Leveraging the widespread adoption of smartphone technology, these issues can be further curbed without having to compromise for cost, support, stigma and made instantly widely available by using computer vision and smartphone camera technology, to build an application that recognizes objects in a users surroundings and audibly communicates to them.
Aim and Objectives
This project proposes an object recognition system for the visually impaired, which will be built as a mobile application running on Android. Android Studio / Java will be used to design the graphic user interface as well as the functionalities. The application will provide an intuitive user interface that opens up to the camera and labelling nearby objects using object
recognition models audibly communicating them to the user.

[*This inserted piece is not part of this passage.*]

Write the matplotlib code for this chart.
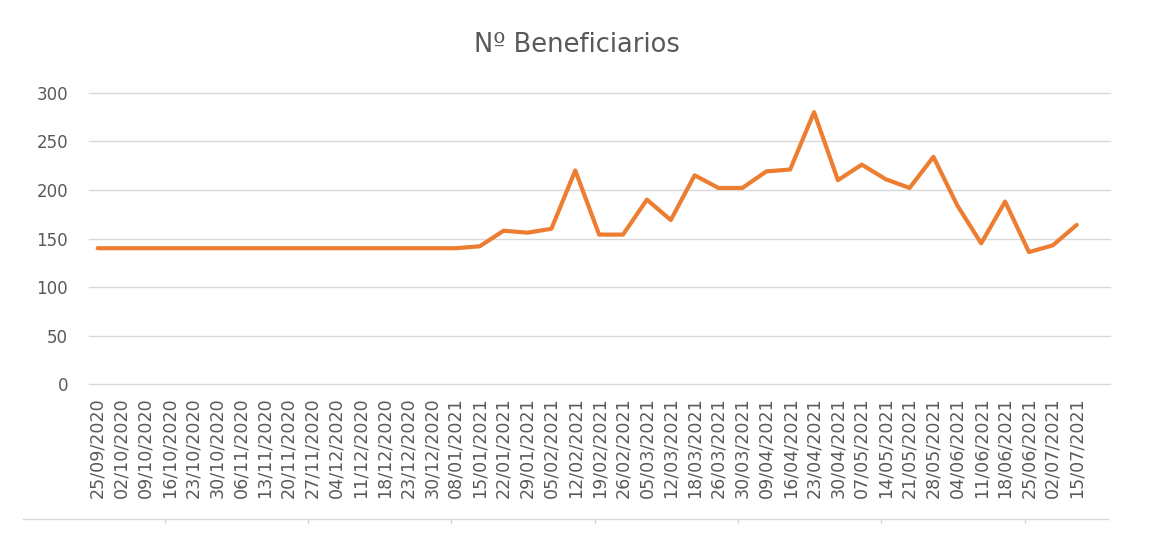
import matplotlib
matplotlib.use("Agg")
import matplotlib.pyplot as plt
from matplotlib.lines import Line2D
import numpy as np

dates = ["25/09/2020", "02/10/2020", "09/10/2020", "16/10/2020", "23/10/2020",
         "30/10/2020", "06/11/2020", "13/11/2020", "20/11/2020", "27/11/2020",
         "04/12/2020", "11/12/2020", "18/12/2020", "23/12/2020", "30/12/2020",
         "08/01/2021", "15/01/2021", "22/01/2021", "29/01/2021", "05/02/2021",
         "12/02/2021", "19/02/2021", "26/02/2021", "05/03/2021", "12/03/2021",
         "18/03/2021", "26/03/2021", "30/03/2021", "09/04/2021", "16/04/2021",
         "23/04/2021", "30/04/2021", "07/05/2021", "14/05/2021", "21/05/2021",
         "28/05/2021", "04/06/2021", "11/06/2021", "18/06/2021", "25/06/2021",
         "02/07/2021", "15/07/2021"]
beneficiarios = [140, 140, 140, 140, 140, 140, 140, 140, 140, 140,
                 140, 140, 140, 140, 140, 140, 142, 158, 156, 160,
                 220, 154, 154, 190, 169, 215, 202, 202, 219, 221,
                 280, 210, 226, 211, 202, 234, 184, 145, 188, 136,
                 143, 164]
y_ticks = [0, 50, 100, 150, 200, 250, 300]
title = "Nº Beneficiarios"

plt.rcParams['font.family'] = ['DejaVu Sans']
W, H = 1150, 560
fig = plt.figure(figsize=(W / 100, H / 100), dpi=100)
fig.patch.set_facecolor("white")

left, right, top, bottom = 89, 1110, 92.7, 384.3
ax = fig.add_axes([left / W, 1 - bottom / H, (right - left) / W, (bottom - top) / H])

x = np.arange(len(dates))
ax.plot(x, beneficiarios, color="#ED7D31", lw=3.0, solid_capstyle="round",
        solid_joinstyle="round", zorder=3)

ax.set_ylim(0, 300)
ax.set_xlim(-0.364, len(dates) - 1 + 1.394)
ax.set_yticks(y_ticks)
ax.set_xticks(x)
ax.set_xticklabels(dates, rotation=90, va="top", ha="center")
ax.yaxis.grid(True, color="#D9D9D9", lw=1.0)
for gl in ax.yaxis.get_gridlines():
    gl.set_clip_on(False)
ax.set_axisbelow(True)
for s in ["top", "right", "left", "bottom"]:
    ax.spines[s].set_visible(False)
ax.tick_params(axis="both", length=0, colors="#595959", labelsize=12)
ax.tick_params(axis="x", labelsize=12.6)
ax.tick_params(axis="y", pad=15)
ax.tick_params(axis="x", pad=9)

fig.text(577 / W, 1 - 45 / H, title, ha="center", va="center",
         fontsize=18.5, color="#595959")

# decorative bottom rule with ticks
yb = 1 - 519.3 / H
fig.add_artist(Line2D([23 / W, 1108 / W], [yb, yb], transform=fig.transFigure,
                      color="#D9D9D9", lw=1.0))
for k in range(7):
    xp = (164.7 + 143.3 * k) / W
    fig.add_artist(Line2D([xp, xp], [yb, yb - 3.5 / H], transform=fig.transFigure,
                          color="#D9D9D9", lw=1.0))

fig.savefig("out.png", dpi=100, facecolor="white")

Over time the project will also evolve into building further contextualized models for various demographics.
Significance of the Project
The implementation of this project has the potential to benefit the visually impaired, and the Nigerian society. It would be immediately helpful to the visually impaired aiding in the execution of daily activities which will have an overall positive impact on their lives.
This project could also shed some light on how artificial intelligence and its various facets need to be built to contextualize the various different societies they’re implemented in, hopefully further encouraging Nigerian developers to participate in building models that can adequately capture the nuances and idiosyncrasies of Nigerian societies, better so than models builts by other developers could.
With helping the visually impaired community, and by encouraging Nigerian developers to build tools for Nigerians, this will overall have a positive lasting impact on Nigerian society as a whole. Furthermore it sheds light on the importance of artificial intelligence and machine learning towards each target demographic / audience.